● **What you have to do**: Could every line of the data be printed exactly as it reads?

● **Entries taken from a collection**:
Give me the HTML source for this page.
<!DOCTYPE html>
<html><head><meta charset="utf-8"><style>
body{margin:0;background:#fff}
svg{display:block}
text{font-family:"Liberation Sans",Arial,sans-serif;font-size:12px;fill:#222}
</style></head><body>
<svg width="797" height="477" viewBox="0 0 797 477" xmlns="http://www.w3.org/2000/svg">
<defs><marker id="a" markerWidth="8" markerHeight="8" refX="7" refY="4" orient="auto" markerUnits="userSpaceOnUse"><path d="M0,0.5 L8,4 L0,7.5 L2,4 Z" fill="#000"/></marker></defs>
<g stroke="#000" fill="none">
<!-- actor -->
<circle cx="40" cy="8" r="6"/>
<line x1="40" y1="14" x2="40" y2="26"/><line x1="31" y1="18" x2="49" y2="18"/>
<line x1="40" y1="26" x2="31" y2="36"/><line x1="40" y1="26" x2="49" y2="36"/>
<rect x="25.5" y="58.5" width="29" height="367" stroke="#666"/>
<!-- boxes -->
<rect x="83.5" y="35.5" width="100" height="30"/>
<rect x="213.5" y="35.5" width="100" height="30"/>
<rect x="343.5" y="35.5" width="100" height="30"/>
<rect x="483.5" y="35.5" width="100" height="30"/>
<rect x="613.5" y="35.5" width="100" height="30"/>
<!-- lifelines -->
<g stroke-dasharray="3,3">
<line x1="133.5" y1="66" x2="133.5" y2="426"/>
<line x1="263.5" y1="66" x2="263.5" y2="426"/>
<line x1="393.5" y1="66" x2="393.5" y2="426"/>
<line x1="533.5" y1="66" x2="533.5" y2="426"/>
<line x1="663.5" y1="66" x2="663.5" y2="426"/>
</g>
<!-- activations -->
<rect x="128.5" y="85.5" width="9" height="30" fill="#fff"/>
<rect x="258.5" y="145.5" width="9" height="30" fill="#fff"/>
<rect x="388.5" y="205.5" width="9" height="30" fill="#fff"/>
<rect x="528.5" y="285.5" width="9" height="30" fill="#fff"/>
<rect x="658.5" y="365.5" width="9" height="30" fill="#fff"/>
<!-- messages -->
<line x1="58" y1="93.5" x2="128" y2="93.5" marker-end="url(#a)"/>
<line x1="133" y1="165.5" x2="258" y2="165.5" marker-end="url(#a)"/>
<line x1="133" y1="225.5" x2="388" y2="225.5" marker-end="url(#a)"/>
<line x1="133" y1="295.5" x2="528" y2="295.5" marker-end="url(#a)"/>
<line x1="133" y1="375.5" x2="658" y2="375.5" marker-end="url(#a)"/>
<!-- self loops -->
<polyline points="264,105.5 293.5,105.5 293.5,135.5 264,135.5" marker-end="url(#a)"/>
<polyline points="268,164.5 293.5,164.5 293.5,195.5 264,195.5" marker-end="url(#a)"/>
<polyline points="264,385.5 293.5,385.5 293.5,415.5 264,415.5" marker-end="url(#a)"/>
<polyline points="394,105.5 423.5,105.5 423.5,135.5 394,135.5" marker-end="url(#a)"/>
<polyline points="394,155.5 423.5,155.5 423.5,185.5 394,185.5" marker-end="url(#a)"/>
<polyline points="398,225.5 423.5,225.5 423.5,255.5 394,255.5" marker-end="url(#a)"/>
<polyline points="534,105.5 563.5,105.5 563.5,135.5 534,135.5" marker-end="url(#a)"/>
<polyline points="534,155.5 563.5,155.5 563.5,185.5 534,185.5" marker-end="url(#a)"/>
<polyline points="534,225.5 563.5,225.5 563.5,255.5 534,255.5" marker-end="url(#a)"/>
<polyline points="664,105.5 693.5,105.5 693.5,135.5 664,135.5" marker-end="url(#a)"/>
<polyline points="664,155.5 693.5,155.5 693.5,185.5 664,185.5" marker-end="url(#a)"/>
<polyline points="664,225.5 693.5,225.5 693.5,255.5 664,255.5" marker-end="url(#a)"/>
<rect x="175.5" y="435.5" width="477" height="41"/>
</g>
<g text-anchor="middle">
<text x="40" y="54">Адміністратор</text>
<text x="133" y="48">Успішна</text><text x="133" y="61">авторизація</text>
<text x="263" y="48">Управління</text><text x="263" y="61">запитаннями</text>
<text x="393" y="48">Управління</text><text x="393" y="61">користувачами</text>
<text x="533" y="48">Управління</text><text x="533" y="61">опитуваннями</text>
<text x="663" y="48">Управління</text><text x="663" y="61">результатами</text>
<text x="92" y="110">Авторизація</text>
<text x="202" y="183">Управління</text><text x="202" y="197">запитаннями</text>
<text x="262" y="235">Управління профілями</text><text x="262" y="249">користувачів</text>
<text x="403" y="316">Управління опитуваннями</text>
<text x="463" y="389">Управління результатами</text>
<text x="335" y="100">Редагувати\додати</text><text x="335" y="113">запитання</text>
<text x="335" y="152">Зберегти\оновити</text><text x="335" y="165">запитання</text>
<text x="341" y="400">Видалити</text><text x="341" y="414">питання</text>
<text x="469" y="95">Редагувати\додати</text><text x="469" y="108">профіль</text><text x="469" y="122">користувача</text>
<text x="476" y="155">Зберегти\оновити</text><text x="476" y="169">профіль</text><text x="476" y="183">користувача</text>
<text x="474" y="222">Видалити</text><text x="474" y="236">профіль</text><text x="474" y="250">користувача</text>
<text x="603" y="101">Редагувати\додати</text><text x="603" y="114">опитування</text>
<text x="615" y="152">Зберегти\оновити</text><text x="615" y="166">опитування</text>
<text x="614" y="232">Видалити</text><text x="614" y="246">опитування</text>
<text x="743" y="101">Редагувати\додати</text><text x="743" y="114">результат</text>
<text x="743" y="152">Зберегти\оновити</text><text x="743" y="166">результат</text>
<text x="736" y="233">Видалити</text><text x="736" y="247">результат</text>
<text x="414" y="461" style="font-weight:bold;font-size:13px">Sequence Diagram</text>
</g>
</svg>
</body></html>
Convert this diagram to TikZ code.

● **Response for this exercise**:
Give me the HTML source for this page.
<!DOCTYPE html>
<html><head><meta charset="utf-8"><style>
body{margin:0;background:#fff}
svg{display:block}
text{font-family:"Liberation Sans",Arial,sans-serif;font-size:12px;fill:#222}
</style></head><body>
<svg width="797" height="477" viewBox="0 0 797 477" xmlns="http://www.w3.org/2000/svg">
<defs><marker id="a" markerWidth="8" markerHeight="8" refX="7" refY="4" orient="auto" markerUnits="userSpaceOnUse"><path d="M0,0.5 L8,4 L0,7.5 L2,4 Z" fill="#000"/></marker></defs>
<g stroke="#000" fill="none">
<!-- actor -->
<circle cx="40" cy="8" r="6"/>
<line x1="40" y1="14" x2="40" y2="26"/><line x1="31" y1="18" x2="49" y2="18"/>
<line x1="40" y1="26" x2="31" y2="36"/><line x1="40" y1="26" x2="49" y2="36"/>
<rect x="25.5" y="58.5" width="29" height="367" stroke="#666"/>
<!-- boxes -->
<rect x="83.5" y="35.5" width="100" height="30"/>
<rect x="213.5" y="35.5" width="100" height="30"/>
<rect x="343.5" y="35.5" width="100" height="30"/>
<rect x="483.5" y="35.5" width="100" height="30"/>
<rect x="613.5" y="35.5" width="100" height="30"/>
<!-- lifelines -->
<g stroke-dasharray="3,3">
<line x1="133.5" y1="66" x2="133.5" y2="426"/>
<line x1="263.5" y1="66" x2="263.5" y2="426"/>
<line x1="393.5" y1="66" x2="393.5" y2="426"/>
<line x1="533.5" y1="66" x2="533.5" y2="426"/>
<line x1="663.5" y1="66" x2="663.5" y2="426"/>
</g>
<!-- activations -->
<rect x="128.5" y="85.5" width="9" height="30" fill="#fff"/>
<rect x="258.5" y="145.5" width="9" height="30" fill="#fff"/>
<rect x="388.5" y="205.5" width="9" height="30" fill="#fff"/>
<rect x="528.5" y="285.5" width="9" height="30" fill="#fff"/>
<rect x="658.5" y="365.5" width="9" height="30" fill="#fff"/>
<!-- messages -->
<line x1="58" y1="93.5" x2="128" y2="93.5" marker-end="url(#a)"/>
<line x1="133" y1="165.5" x2="258" y2="165.5" marker-end="url(#a)"/>
<line x1="133" y1="225.5" x2="388" y2="225.5" marker-end="url(#a)"/>
<line x1="133" y1="295.5" x2="528" y2="295.5" marker-end="url(#a)"/>
<line x1="133" y1="375.5" x2="658" y2="375.5" marker-end="url(#a)"/>
<!-- self loops -->
<polyline points="264,105.5 293.5,105.5 293.5,135.5 264,135.5" marker-end="url(#a)"/>
<polyline points="268,164.5 293.5,164.5 293.5,195.5 264,195.5" marker-end="url(#a)"/>
<polyline points="264,385.5 293.5,385.5 293.5,415.5 264,415.5" marker-end="url(#a)"/>
<polyline points="394,105.5 423.5,105.5 423.5,135.5 394,135.5" marker-end="url(#a)"/>
<polyline points="394,155.5 423.5,155.5 423.5,185.5 394,185.5" marker-end="url(#a)"/>
<polyline points="398,225.5 423.5,225.5 423.5,255.5 394,255.5" marker-end="url(#a)"/>
<polyline points="534,105.5 563.5,105.5 563.5,135.5 534,135.5" marker-end="url(#a)"/>
<polyline points="534,155.5 563.5,155.5 563.5,185.5 534,185.5" marker-end="url(#a)"/>
<polyline points="534,225.5 563.5,225.5 563.5,255.5 534,255.5" marker-end="url(#a)"/>
<polyline points="664,105.5 693.5,105.5 693.5,135.5 664,135.5" marker-end="url(#a)"/>
<polyline points="664,155.5 693.5,155.5 693.5,185.5 664,185.5" marker-end="url(#a)"/>
<polyline points="664,225.5 693.5,225.5 693.5,255.5 664,255.5" marker-end="url(#a)"/>
<rect x="175.5" y="435.5" width="477" height="41"/>
</g>
<g text-anchor="middle">
<text x="40" y="54">Адміністратор</text>
<text x="133" y="48">Успішна</text><text x="133" y="61">авторизація</text>
<text x="263" y="48">Управління</text><text x="263" y="61">запитаннями</text>
<text x="393" y="48">Управління</text><text x="393" y="61">користувачами</text>
<text x="533" y="48">Управління</text><text x="533" y="61">опитуваннями</text>
<text x="663" y="48">Управління</text><text x="663" y="61">результатами</text>
<text x="92" y="110">Авторизація</text>
<text x="202" y="183">Управління</text><text x="202" y="197">запитаннями</text>
<text x="262" y="235">Управління профілями</text><text x="262" y="249">користувачів</text>
<text x="403" y="316">Управління опитуваннями</text>
<text x="463" y="389">Управління результатами</text>
<text x="335" y="100">Редагувати\додати</text><text x="335" y="113">запитання</text>
<text x="335" y="152">Зберегти\оновити</text><text x="335" y="165">запитання</text>
<text x="341" y="400">Видалити</text><text x="341" y="414">питання</text>
<text x="469" y="95">Редагувати\додати</text><text x="469" y="108">профіль</text><text x="469" y="122">користувача</text>
<text x="476" y="155">Зберегти\оновити</text><text x="476" y="169">профіль</text><text x="476" y="183">користувача</text>
<text x="474" y="222">Видалити</text><text x="474" y="236">профіль</text><text x="474" y="250">користувача</text>
<text x="603" y="101">Редагувати\додати</text><text x="603" y="114">опитування</text>
<text x="615" y="152">Зберегти\оновити</text><text x="615" y="166">опитування</text>
<text x="614" y="232">Видалити</text><text x="614" y="246">опитування</text>
<text x="743" y="101">Редагувати\додати</text><text x="743" y="114">результат</text>
<text x="743" y="152">Зберегти\оновити</text><text x="743" y="166">результат</text>
<text x="736" y="233">Видалити</text><text x="736" y="247">результат</text>
<text x="414" y="461" style="font-weight:bold;font-size:13px">Sequence Diagram</text>
</g>
</svg>
</body></html>
Convert this diagram to TikZ code.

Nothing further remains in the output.